Power Perfected in Weakness

Jesus says,“My grace is sufficient for you, for power is made perfect in weakness.”2 Corinthians 12:9

There are 3 things I read almost every day... the Moravian Daily Text, Sasha Dichter's blog and Crain's Top 10. The above scripture from today's Moravian text really hit me in pondering thoughts about women. I really believe that empowering women will change the world for God's good... partly because power is made perfect in weakness and for most of our world's history women have been looked at as weak, in one way or another.

I ponder why Christians do not buy into the concept of empowering more gals as leaders and pastors, rather than primarily valuing them as supportive spouses. We live in a postmodern culture where the values of living a God-honoring life of moral absolutes seems to be rapidly dissipating. I truly believe women could help change this with their emotional intelligence gifting, if they were nurtured to lead with their emotional strength perceived as a weakness.  Did I not just read that power is made perfect in weakness? Could that weakness be interpreted as emotional intelligence, which now seems to be highly valued in our business world?

Nicolas Kristoff and Sheyl WuDunn, in their book, "Half the Sky", promote the empowering of women worldwide as the next great world movement. Is this another world issue that people outside of church world seem to get better than those in church world?
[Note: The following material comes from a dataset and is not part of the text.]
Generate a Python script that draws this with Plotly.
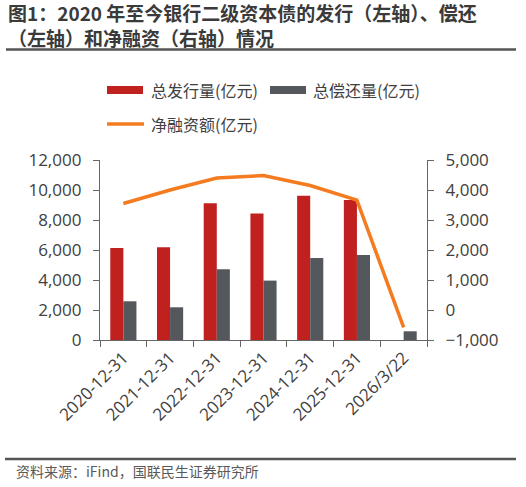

I wonder.

PS - Here is today's Crain's article, also relating to this subject:
http://www.chicagobusiness.com/article/20120707/ISSUE07/307079981/oped-investing-in-science-and-technology-is-good-for-girls-and-for

1 comment:

Unknown said...

There is a new business leadership institute being designed in Chicago using emotional intelligence as the backbone of the teaching curriculum. I forget the name. Raman Chadha is a co-founder to Google search him. It takes 24 months to see the benefits of going through this program. Supposedly it's all the best stuff. There is something that happens when two women leaders work together that is distinct from when one woman leader and one man leader, or two men leaders work together. Hard to characterize yet distinct.